While these rankings generate interest throughout the season, their predictive accuracy varies. For the NCAA, the championship seeding polls are different—and run separately— from the CRCA polls. For the IRA, polls operate under a joint agreement between the IRCA and the IRA. The ACRA is its own authority.
A comparison of final polls from recent years with actual NCAA championship results suggests a clear pattern: Accuracy is highest at the top of the rankings, while variability increases significantly in the middle of the field.
In 2024, the final CRCA/Pocock Coaches Poll aligned closely with championship results at the top, with most remaining teams deviating by only one or two positions, producing a mean absolute error (MAE) of 1.78 positions. This indicates moderate predictive accuracy, with errors concentrated outside the top five.
In contrast, the 2025 championship results diverged more substantially from the final poll. Although Stanford University was projected correctly to win the team championship, Yale University outperformed its ranking to finish second. The University of Texas and the University of Washington, both projected to finish on the podium, placed third and fourth, respectively. Overall, the poll produced a lower mean absolute error of 0.89 positions, indicating stronger numerical accuracy
Similarly, the IRCA releases a poll series projecting the top collegiate men’s programs. In 2024, the IRA varsity men’s heavyweight eight championship concluded with the University of Washington finishing first, which was consistent with the final Week Six poll. Beyond the top position, however, the poll showed more variability. Notably, Harvard (second) was ranked sixth, and Brown (eighth) was ranked as high as second in the poll. Calculating the MAE across the top 10 crews yields an error of approximately 1.78 positions, meaning that on average the poll was 1.78 places off of the IRA championship results.
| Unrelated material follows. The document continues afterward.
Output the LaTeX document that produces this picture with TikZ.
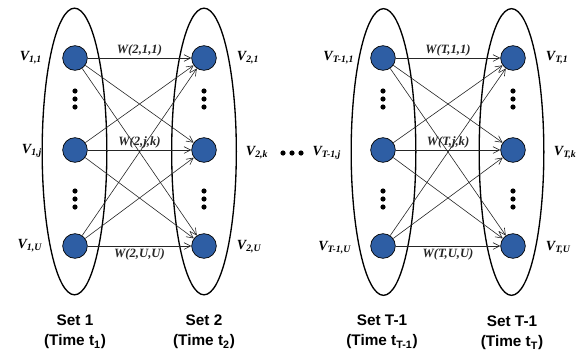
\documentclass[tikz,border=0pt]{standalone}
\usepackage{fontspec}
\setmainfont{Liberation Serif}
\setsansfont{Liberation Sans}
\usetikzlibrary{arrows.meta, positioning, shapes.geometric}
\definecolor{nodeblue}{RGB}{46,94,164}
\tikzset{
  every node/.style={inner sep=2pt},
  grp/.style   = {ellipse, draw=black, line width=1pt, minimum width=48.5pt,
                 minimum height=215pt, inner sep=0pt},
  user/.style  = {circle, draw=black, line width=0.5pt, fill=nodeblue,
                 minimum size=18.5pt, inner sep=0pt},
  vlab/.style  = {font=\fontsize{10.5}{12}\selectfont\bfseries\itshape},
  wlab/.style  = {font=\fontsize{9.5}{11}\selectfont\bfseries\itshape, inner sep=1.5pt},
  setlab/.style= {font=\fontsize{11.5}{15}\selectfont\sffamily\bfseries, align=center},
  arrow/.style = {-{Straight Barb[length=5pt,width=5pt]}, line width=0.45pt, black!85},
}

\begin{document}
\begin{tikzpicture}[x=0.75pt, y=-0.75pt]
  \useasboundingbox (0,0) rectangle (579,354);

  % ---- sets (ellipses) ----
  \node[grp] (s1) at (74.5,151.5) {};
  \node[grp] (s2) at (204,151.5)  {};
  \node[grp] (s3) at (383.5,152)  {};
  \node[grp] (s4) at (511.5,152)  {};

  % ---- users in set 1 and set 2 ----
  \node[user] (a1) at (75,58)   {};
  \node[user] (aj) at (75,150)  {};
  \node[user] (aU) at (75,246)  {};
  \node[user] (b1) at (204,58)  {};
  \node[user] (bk) at (204,150) {};
  \node[user] (bU) at (204,246) {};

  % ---- users in set T-1 and set T ----
  \node[user] (c1) at (383,58)  {};
  \node[user] (cj) at (383,150) {};
  \node[user] (cU) at (383,246) {};
  \node[user] (d1) at (513,58)  {};
  \node[user] (dk) at (513,150) {};
  \node[user] (dU) at (513,246) {};

  % ---- vertical dots ----
  \foreach \x in {75,204,383,513}
    \foreach \y in {91,99,107,191,199,207}
      \fill (\x,\y) circle (2.6);
  % ---- dots between the groups ----
  \foreach \x in {283,292,301}
    \fill (\x,153) circle (2.6);

  % ---- user labels ----
  \node[vlab, anchor=east] (la1) at (45,58)  {V\textsubscript{1,1}};
  \node[vlab, anchor=east] (laj) at (45,151) {V\textsubscript{1,j}};
  \node[vlab, anchor=east] (laU) at (45,246) {V\textsubscript{1,U}};
  \node[vlab, anchor=west] (lb1) at (234,58)  {V\textsubscript{2,1}};
  \node[vlab, anchor=west] (lbk) at (243,153) {V\textsubscript{2,k}};
  \node[vlab, anchor=west] (lbU) at (234,247) {V\textsubscript{2,U}};
  \node[vlab, anchor=east] (lc1) at (357,58)  {V\textsubscript{T-1,1}};
  \node[vlab, anchor=east] (lcj) at (344,153) {V\textsubscript{T-1,j}};
  \node[vlab, anchor=east] (lcU) at (354,248) {V\textsubscript{T-1,U}};
  \node[vlab, anchor=west] (ld1) at (543,58)  {V\textsubscript{T,1}};
  \node[vlab, anchor=west] (ldk) at (551,153) {V\textsubscript{T,k}};
  \node[vlab, anchor=west] (ldU) at (543,248) {V\textsubscript{T,U}};

  % ---- weighted links set 1 -> set 2 ----
  \draw[arrow] (a1) -- (b1) node[wlab, midway, above] {W(2,1,1)};
  \draw[arrow] (aj) -- (bk) node[wlab, midway, above] {W(2,j,k)};
  \draw[arrow] (aU) -- (bU) node[wlab, midway, below] {W(2,U,U)};
  \foreach \s/\t in {1/k, 1/U, j/1, j/U, U/1, U/k}
    \draw[arrow] (a\s) -- (b\t);

  % ---- weighted links set T-1 -> set T ----
  \draw[arrow] (c1) -- (d1) node[wlab, midway, above] {W(T,1,1)};
  \draw[arrow] (cj) -- (dk) node[wlab, midway, above] {W(T,j,k)};
  \draw[arrow] (cU) -- (dU) node[wlab, midway, below] {W(T,U,U)};
  \foreach \s/\t in {1/k, 1/U, j/1, j/U, U/1, U/k}
    \draw[arrow] (c\s) -- (d\t);

  % ---- set captions ----
  \node[setlab] (t1) at (75,332)  {Set 1\\(Time t\textsubscript{1})};
  \node[setlab] (t2) at (204,332) {Set 2\\(Time t\textsubscript{2})};
  \node[setlab] (t3) at (382,332) {Set T-1\\(Time t\textsubscript{T-1})};
  \node[setlab] (t4) at (512,333) {Set T-1\\(Time t\textsubscript{T})};
\end{tikzpicture}
\end{document}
In the 2025 IRA varsity men’s heavyweight eight championship, the University of Washington, Harvard, and Dartmouth finished first through third, while the final poll had California ranked first and Washington second. While much of the top five remained similar in composition, several crews experienced notable positional shifts—most prominently, California, which was ranked first in the poll but finished seventh, and Brown, which outperformed an eighth-place ranking to finish fifth. The MAE was almost two positions, with California’s unexpected finish in the petite final after crabbing in a rough semifinal contributing significantly.
The ACRA polls and results reveal similar measures of error, with an MAE of 0.9 when compared to the final results.
In 2024, the women’s varsity eight ACRA medals were captured by Vanderbilt, Purdue, and Northwestern. The polls proved to be almost two spots off, with the average error 1.9 places from the actual finish. Improving only slightly in 2025, the polls were 1.7 places off in their predictions of the ACRA medal winners— Vanderbilt, Northwestern, and Bowdoin.
As the 2026 season enters its final weeks, historical comparisons suggest that ranking systems are most reliable in identifying the top-performing programs, while mid-tier placements remain considerably less predictable.
The upcoming ACRA, NCAA, and IRA championships will provide a further test of the pattern.